Work to do:
Copy out the line that contains "Clone this chart in Plotly.", the line that contains "import plotly.graph_objects as go", and every line between them, exactly, and nothing else.

Listed entries:
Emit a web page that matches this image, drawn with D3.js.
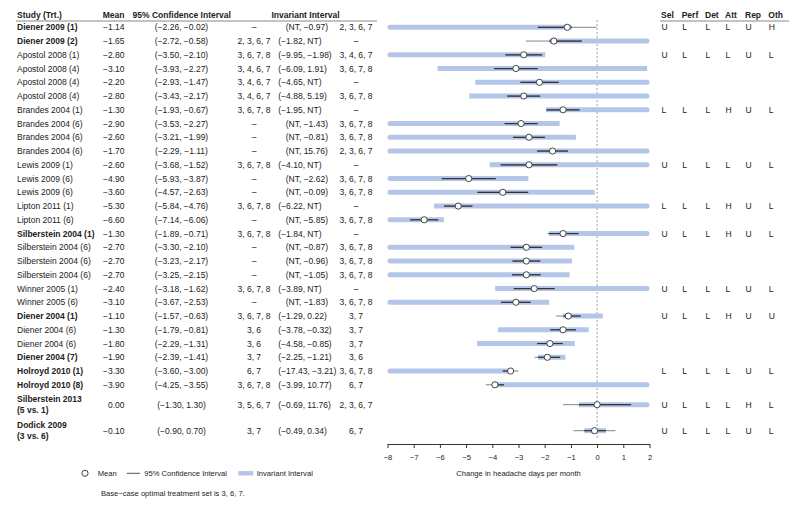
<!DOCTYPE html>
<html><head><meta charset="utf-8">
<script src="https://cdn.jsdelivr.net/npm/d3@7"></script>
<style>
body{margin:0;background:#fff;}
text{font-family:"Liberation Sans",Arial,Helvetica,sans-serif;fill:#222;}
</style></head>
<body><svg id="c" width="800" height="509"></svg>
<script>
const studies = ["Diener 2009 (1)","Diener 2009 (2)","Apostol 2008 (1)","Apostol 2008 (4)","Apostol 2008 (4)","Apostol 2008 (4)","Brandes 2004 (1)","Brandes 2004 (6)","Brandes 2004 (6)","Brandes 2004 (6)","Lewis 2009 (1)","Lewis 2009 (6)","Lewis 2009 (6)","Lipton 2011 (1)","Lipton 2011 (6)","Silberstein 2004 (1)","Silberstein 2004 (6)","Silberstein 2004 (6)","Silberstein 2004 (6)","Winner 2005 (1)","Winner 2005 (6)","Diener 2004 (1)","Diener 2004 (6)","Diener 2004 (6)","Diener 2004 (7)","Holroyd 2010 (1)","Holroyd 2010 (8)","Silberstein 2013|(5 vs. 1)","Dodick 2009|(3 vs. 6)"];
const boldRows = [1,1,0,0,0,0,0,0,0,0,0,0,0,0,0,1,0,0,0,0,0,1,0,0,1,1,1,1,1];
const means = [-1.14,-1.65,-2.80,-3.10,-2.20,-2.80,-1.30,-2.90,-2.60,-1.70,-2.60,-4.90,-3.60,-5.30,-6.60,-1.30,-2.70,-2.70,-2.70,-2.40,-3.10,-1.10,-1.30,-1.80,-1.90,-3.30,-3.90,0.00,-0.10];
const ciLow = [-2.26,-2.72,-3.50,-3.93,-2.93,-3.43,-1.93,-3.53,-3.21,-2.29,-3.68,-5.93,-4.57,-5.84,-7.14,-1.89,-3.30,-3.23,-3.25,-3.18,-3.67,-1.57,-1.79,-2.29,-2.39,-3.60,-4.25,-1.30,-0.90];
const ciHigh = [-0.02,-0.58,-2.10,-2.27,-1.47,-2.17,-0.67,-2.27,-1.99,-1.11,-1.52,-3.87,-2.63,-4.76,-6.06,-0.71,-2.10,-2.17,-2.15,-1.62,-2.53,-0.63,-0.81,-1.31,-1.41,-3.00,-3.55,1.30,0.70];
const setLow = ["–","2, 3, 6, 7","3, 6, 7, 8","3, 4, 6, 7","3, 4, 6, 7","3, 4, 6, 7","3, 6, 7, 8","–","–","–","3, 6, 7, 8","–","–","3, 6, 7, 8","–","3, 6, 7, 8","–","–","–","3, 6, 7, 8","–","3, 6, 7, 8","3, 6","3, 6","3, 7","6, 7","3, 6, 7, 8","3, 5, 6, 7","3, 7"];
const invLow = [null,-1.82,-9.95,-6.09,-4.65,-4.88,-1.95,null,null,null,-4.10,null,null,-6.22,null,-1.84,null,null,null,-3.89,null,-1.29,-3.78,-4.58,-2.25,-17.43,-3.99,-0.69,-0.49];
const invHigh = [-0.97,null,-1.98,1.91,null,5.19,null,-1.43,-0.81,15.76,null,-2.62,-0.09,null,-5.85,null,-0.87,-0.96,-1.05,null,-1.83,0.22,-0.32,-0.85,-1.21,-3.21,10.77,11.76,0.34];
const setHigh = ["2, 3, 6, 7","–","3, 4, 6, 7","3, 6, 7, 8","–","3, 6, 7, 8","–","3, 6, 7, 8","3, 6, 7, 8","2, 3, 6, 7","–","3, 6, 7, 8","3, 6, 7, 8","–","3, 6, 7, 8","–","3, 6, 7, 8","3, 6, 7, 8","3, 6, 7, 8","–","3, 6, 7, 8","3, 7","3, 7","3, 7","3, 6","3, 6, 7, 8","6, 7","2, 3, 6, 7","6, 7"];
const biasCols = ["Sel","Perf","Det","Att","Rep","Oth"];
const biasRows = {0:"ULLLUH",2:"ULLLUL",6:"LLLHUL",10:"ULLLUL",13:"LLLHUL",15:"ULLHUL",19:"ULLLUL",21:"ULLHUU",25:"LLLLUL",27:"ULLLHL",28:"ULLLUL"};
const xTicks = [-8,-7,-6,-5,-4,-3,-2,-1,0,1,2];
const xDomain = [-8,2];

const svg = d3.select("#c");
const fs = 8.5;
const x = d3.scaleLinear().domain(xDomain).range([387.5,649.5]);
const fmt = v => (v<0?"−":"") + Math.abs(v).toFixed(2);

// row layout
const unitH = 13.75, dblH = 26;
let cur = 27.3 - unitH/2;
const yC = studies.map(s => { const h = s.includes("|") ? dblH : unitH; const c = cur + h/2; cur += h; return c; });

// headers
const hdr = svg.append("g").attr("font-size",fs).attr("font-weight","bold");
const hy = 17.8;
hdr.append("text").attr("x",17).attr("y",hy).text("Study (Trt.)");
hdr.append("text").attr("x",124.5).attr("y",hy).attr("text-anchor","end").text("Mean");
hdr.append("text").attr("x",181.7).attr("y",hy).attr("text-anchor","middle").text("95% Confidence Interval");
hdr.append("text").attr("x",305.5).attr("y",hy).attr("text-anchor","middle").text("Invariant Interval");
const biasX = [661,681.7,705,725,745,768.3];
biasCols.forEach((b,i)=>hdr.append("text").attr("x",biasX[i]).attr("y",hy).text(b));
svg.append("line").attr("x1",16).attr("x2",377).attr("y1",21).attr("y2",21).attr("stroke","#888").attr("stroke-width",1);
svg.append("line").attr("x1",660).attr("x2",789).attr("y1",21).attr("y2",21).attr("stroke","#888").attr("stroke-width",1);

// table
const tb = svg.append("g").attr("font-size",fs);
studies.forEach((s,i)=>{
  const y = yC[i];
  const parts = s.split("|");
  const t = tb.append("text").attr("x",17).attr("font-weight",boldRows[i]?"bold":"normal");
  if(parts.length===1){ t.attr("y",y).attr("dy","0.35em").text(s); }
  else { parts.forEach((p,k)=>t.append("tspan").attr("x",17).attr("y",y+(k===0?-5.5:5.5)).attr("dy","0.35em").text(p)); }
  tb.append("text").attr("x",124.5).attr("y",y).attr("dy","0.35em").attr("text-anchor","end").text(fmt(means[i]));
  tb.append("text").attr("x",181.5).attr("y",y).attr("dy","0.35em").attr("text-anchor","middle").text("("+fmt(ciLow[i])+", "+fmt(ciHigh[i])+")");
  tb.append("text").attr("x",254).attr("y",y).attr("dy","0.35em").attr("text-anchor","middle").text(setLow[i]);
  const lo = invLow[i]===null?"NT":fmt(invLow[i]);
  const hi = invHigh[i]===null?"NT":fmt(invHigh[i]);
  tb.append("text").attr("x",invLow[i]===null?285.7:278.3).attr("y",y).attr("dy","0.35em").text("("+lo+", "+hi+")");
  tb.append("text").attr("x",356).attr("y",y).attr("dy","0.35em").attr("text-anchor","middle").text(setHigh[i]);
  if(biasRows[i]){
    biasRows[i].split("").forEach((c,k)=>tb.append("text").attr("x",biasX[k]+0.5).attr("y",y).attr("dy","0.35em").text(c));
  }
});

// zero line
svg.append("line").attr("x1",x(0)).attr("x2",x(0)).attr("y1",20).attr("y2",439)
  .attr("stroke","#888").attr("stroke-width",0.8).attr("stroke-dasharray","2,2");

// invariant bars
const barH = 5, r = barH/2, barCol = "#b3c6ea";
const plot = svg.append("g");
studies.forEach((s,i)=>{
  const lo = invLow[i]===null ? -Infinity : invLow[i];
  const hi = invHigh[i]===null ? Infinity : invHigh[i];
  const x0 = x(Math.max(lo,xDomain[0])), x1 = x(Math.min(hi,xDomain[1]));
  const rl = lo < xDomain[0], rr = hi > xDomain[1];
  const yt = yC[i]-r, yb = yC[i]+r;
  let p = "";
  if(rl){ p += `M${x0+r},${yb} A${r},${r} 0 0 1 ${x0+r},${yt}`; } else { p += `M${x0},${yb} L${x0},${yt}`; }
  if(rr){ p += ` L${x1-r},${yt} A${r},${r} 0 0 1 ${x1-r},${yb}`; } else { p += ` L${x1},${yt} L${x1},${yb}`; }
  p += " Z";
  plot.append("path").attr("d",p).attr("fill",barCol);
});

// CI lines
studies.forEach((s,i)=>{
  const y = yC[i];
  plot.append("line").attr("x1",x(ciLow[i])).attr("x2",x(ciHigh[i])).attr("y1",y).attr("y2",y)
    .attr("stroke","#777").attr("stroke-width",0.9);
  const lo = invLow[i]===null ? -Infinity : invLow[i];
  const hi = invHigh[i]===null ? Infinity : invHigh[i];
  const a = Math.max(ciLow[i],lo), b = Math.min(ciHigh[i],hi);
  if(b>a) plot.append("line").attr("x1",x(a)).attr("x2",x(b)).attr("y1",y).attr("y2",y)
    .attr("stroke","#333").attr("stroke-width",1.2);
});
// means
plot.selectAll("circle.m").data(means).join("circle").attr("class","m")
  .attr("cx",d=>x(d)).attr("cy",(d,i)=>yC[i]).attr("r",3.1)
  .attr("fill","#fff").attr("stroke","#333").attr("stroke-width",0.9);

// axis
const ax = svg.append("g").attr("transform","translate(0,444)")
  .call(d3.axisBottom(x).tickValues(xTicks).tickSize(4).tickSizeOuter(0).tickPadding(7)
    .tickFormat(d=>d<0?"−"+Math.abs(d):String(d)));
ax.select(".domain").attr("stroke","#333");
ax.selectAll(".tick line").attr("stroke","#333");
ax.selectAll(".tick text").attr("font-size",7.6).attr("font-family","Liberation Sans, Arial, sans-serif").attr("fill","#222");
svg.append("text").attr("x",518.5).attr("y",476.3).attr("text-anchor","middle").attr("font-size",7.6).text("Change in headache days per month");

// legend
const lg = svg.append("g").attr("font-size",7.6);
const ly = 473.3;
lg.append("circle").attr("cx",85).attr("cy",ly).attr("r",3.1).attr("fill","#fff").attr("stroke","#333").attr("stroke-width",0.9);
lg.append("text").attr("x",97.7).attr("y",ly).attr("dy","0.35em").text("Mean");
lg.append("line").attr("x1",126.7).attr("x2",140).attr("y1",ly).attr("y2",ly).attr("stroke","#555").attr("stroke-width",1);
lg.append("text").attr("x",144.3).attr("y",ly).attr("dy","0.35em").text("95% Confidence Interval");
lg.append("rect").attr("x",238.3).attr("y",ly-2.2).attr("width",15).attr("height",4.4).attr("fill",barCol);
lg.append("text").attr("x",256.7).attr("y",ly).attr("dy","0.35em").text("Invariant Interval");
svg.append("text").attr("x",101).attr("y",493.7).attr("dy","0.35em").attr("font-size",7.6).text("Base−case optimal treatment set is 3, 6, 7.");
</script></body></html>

...

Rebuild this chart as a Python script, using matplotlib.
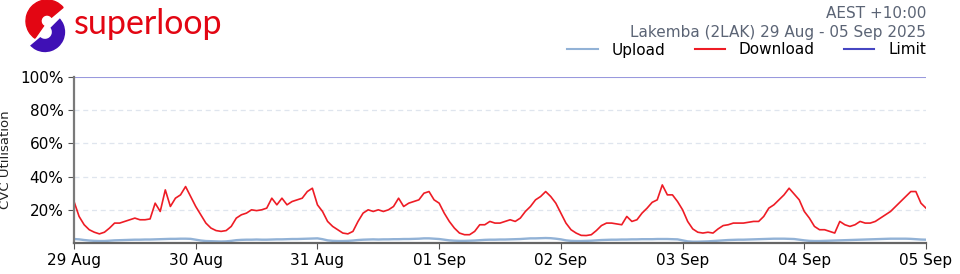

---

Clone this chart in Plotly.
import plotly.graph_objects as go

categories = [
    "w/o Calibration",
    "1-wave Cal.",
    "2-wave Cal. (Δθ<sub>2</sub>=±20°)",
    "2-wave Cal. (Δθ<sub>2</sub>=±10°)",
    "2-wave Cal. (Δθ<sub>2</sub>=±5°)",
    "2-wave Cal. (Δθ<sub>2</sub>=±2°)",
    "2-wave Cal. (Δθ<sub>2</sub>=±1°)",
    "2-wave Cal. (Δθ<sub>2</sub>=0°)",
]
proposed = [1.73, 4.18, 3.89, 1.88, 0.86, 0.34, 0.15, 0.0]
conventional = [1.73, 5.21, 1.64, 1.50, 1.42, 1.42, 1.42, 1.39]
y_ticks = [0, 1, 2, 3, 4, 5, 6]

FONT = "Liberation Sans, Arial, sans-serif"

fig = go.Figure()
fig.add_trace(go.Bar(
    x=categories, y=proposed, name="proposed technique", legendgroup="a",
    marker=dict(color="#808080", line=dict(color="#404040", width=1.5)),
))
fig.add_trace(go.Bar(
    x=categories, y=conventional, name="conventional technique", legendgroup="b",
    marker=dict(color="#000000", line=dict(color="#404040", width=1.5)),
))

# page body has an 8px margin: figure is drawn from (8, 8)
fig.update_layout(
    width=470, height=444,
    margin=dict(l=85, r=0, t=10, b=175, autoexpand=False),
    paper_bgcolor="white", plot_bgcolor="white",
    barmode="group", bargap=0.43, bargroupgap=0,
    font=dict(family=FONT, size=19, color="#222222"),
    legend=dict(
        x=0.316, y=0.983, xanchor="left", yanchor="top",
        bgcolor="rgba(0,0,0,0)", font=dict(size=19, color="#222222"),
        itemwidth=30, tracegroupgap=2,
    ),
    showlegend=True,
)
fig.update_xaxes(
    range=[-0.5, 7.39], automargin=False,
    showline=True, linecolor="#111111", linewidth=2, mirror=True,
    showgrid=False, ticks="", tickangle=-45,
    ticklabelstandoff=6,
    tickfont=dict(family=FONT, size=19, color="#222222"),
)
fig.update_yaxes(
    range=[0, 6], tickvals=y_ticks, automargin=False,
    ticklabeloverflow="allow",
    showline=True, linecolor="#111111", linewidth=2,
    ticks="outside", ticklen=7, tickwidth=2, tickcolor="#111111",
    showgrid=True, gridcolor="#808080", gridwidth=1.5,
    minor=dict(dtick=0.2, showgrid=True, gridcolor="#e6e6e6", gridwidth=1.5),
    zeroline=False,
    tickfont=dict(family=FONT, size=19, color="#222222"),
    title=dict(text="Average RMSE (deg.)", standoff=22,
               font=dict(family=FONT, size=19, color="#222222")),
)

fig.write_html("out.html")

Problem solution:
Clone this chart in Plotly.
import plotly.graph_objects as go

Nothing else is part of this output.